Give back the full listing verbatim, apart from its images.

-- begin --

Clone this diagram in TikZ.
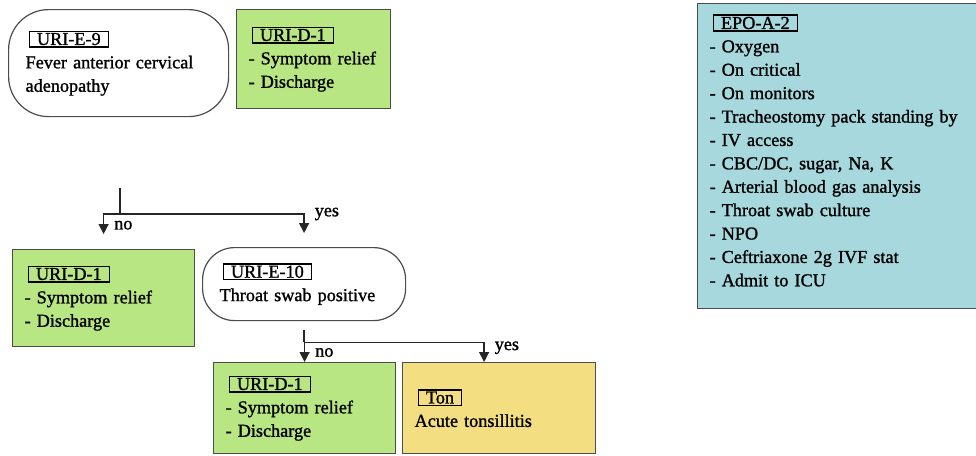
\documentclass[tikz,border=0pt]{standalone}
\usepackage{fontspec}
\setmainfont{Liberation Serif}[FakeBold=1.2]
\usetikzlibrary{arrows.meta,calc}
\definecolor{actgreen}{RGB}{184,230,130}
\definecolor{dxyellow}{RGB}{243,222,130}
\definecolor{icublue}{RGB}{166,216,222}
\newcommand{\idtag}[1]{\hspace*{3pt}{\setlength{\fboxsep}{1pt}\setlength{\fboxrule}{1.4pt}\fbox{\hspace*{6pt}#1\hspace*{6pt}}}}

\begin{document}
\begin{tikzpicture}[
  x=1pt, y=-1pt,
  box/.style={draw=black!70, line width=1.2pt, anchor=north west, align=left,
              inner xsep=12pt, font=\fontsize{18.2}{23.4}\selectfont},
  action/.style={box, fill=actgreen},
  diagnosis/.style={box, fill=dxyellow},
  admit/.style={box, fill=icublue},
  finding/.style={box, fill=white, rounded corners=#1, inner xsep=17pt},
  line/.style={draw=black!85, line width=1.3pt},
  arrow/.style={line, -{Triangle[width=10pt,length=10pt]}},
  lbl/.style={font=\fontsize{18.2}{20}\selectfont, inner sep=2pt}
]
\useasboundingbox (0,0) rectangle (976,455);
\node[finding=40pt, minimum width=220pt, minimum height=107pt, text width=186pt] (e9) at (8,9)
  {\idtag{URI-E-9}\\Fever anterior cervical\\adenopathy};
\node[action, minimum width=154pt, minimum height=99pt, text width=130pt] (d1top) at (236,9)
  {\idtag{URI-D-1}\\- Symptom relief\\- Discharge};
\node[action, minimum width=182pt, minimum height=97pt, text width=158pt] (d1mid) at (12,249)
  {\idtag{URI-D-1}\\- Symptom relief\\- Discharge};
\node[finding=32pt, minimum width=203pt, minimum height=73pt, text width=169pt] (e10) at (202,247)
  {\idtag{URI-E-10}\\Throat swab positive};
\node[action, minimum width=182pt, minimum height=91pt, text width=158pt] (d1low) at (213,362)
  {\idtag{URI-D-1}\\- Symptom relief\\- Discharge};
\node[diagnosis, minimum width=193pt, minimum height=91pt, text width=169pt] (ton) at (402,362)
  {\idtag{Ton}\\Acute tonsillitis};
\node[admit, minimum width=278pt, minimum height=305pt, text width=260pt] (epo) at (697,3)
  {\idtag{EPO-A-2}\\- Oxygen\\- On critical\\- On monitors\\- Tracheostomy pack standing by\\
   - IV access\\- CBC/DC, sugar, Na, K\\- Arterial blood gas analysis\\- Throat swab culture\\
   - NPO\\- Ceftriaxone 2g IVF stat\\- Admit to ICU\\[-12pt]\mbox{}};
% first split
\coordinate (e9out) at (120,188);
\coordinate (fork1) at (120,214);
\draw[line] (e9out) -- (fork1);
\draw[arrow, shorten >=15pt] (fork1) -| node[lbl, pos=0.66, right=8pt] {no} (d1mid.north);
\draw[arrow, shorten >=14pt] (fork1) -| node[lbl, pos=0.5, right=8pt] {yes} (e10.north);
% second split
\coordinate (fork2) at ($(e10.south)+(0,21)$);
\draw[line, shorten <=9pt] (e10.south) -- (fork2);
\draw[arrow] (fork2) -| node[lbl, pos=0.76, right=8pt] {no} (d1low.north);
\draw[arrow] (fork2) -| node[lbl, pos=0.64, right=8pt] {yes} ($(ton.north)+(-15,0)$);
\end{tikzpicture}
\end{document}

-- end --

COMPLETE RESPONSE —
Clone this diagram in TikZ.
\documentclass[tikz,border=0pt]{standalone}
\usepackage{fontspec}
\setmainfont{Liberation Serif}[FakeBold=1.2]
\usetikzlibrary{arrows.meta,calc}
\definecolor{actgreen}{RGB}{184,230,130}
\definecolor{dxyellow}{RGB}{243,222,130}
\definecolor{icublue}{RGB}{166,216,222}
\newcommand{\idtag}[1]{\hspace*{3pt}{\setlength{\fboxsep}{1pt}\setlength{\fboxrule}{1.4pt}\fbox{\hspace*{6pt}#1\hspace*{6pt}}}}

\begin{document}
\begin{tikzpicture}[
  x=1pt, y=-1pt,
  box/.style={draw=black!70, line width=1.2pt, anchor=north west, align=left,
              inner xsep=12pt, font=\fontsize{18.2}{23.4}\selectfont},
  action/.style={box, fill=actgreen},
  diagnosis/.style={box, fill=dxyellow},
  admit/.style={box, fill=icublue},
  finding/.style={box, fill=white, rounded corners=#1, inner xsep=17pt},
  line/.style={draw=black!85, line width=1.3pt},
  arrow/.style={line, -{Triangle[width=10pt,length=10pt]}},
  lbl/.style={font=\fontsize{18.2}{20}\selectfont, inner sep=2pt}
]
\useasboundingbox (0,0) rectangle (976,455);
\node[finding=40pt, minimum width=220pt, minimum height=107pt, text width=186pt] (e9) at (8,9)
  {\idtag{URI-E-9}\\Fever anterior cervical\\adenopathy};
\node[action, minimum width=154pt, minimum height=99pt, text width=130pt] (d1top) at (236,9)
  {\idtag{URI-D-1}\\- Symptom relief\\- Discharge};
\node[action, minimum width=182pt, minimum height=97pt, text width=158pt] (d1mid) at (12,249)
  {\idtag{URI-D-1}\\- Symptom relief\\- Discharge};
\node[finding=32pt, minimum width=203pt, minimum height=73pt, text width=169pt] (e10) at (202,247)
  {\idtag{URI-E-10}\\Throat swab positive};
\node[action, minimum width=182pt, minimum height=91pt, text width=158pt] (d1low) at (213,362)
  {\idtag{URI-D-1}\\- Symptom relief\\- Discharge};
\node[diagnosis, minimum width=193pt, minimum height=91pt, text width=169pt] (ton) at (402,362)
  {\idtag{Ton}\\Acute tonsillitis};
\node[admit, minimum width=278pt, minimum height=305pt, text width=260pt] (epo) at (697,3)
  {\idtag{EPO-A-2}\\- Oxygen\\- On critical\\- On monitors\\- Tracheostomy pack standing by\\
   - IV access\\- CBC/DC, sugar, Na, K\\- Arterial blood gas analysis\\- Throat swab culture\\
   - NPO\\- Ceftriaxone 2g IVF stat\\- Admit to ICU\\[-12pt]\mbox{}};
% first split
\coordinate (e9out) at (120,188);
\coordinate (fork1) at (120,214);
\draw[line] (e9out) -- (fork1);
\draw[arrow, shorten >=15pt] (fork1) -| node[lbl, pos=0.66, right=8pt] {no} (d1mid.north);
\draw[arrow, shorten >=14pt] (fork1) -| node[lbl, pos=0.5, right=8pt] {yes} (e10.north);
% second split
\coordinate (fork2) at ($(e10.south)+(0,21)$);
\draw[line, shorten <=9pt] (e10.south) -- (fork2);
\draw[arrow] (fork2) -| node[lbl, pos=0.76, right=8pt] {no} (d1low.north);
\draw[arrow] (fork2) -| node[lbl, pos=0.64, right=8pt] {yes} ($(ton.north)+(-15,0)$);
\end{tikzpicture}
\end{document}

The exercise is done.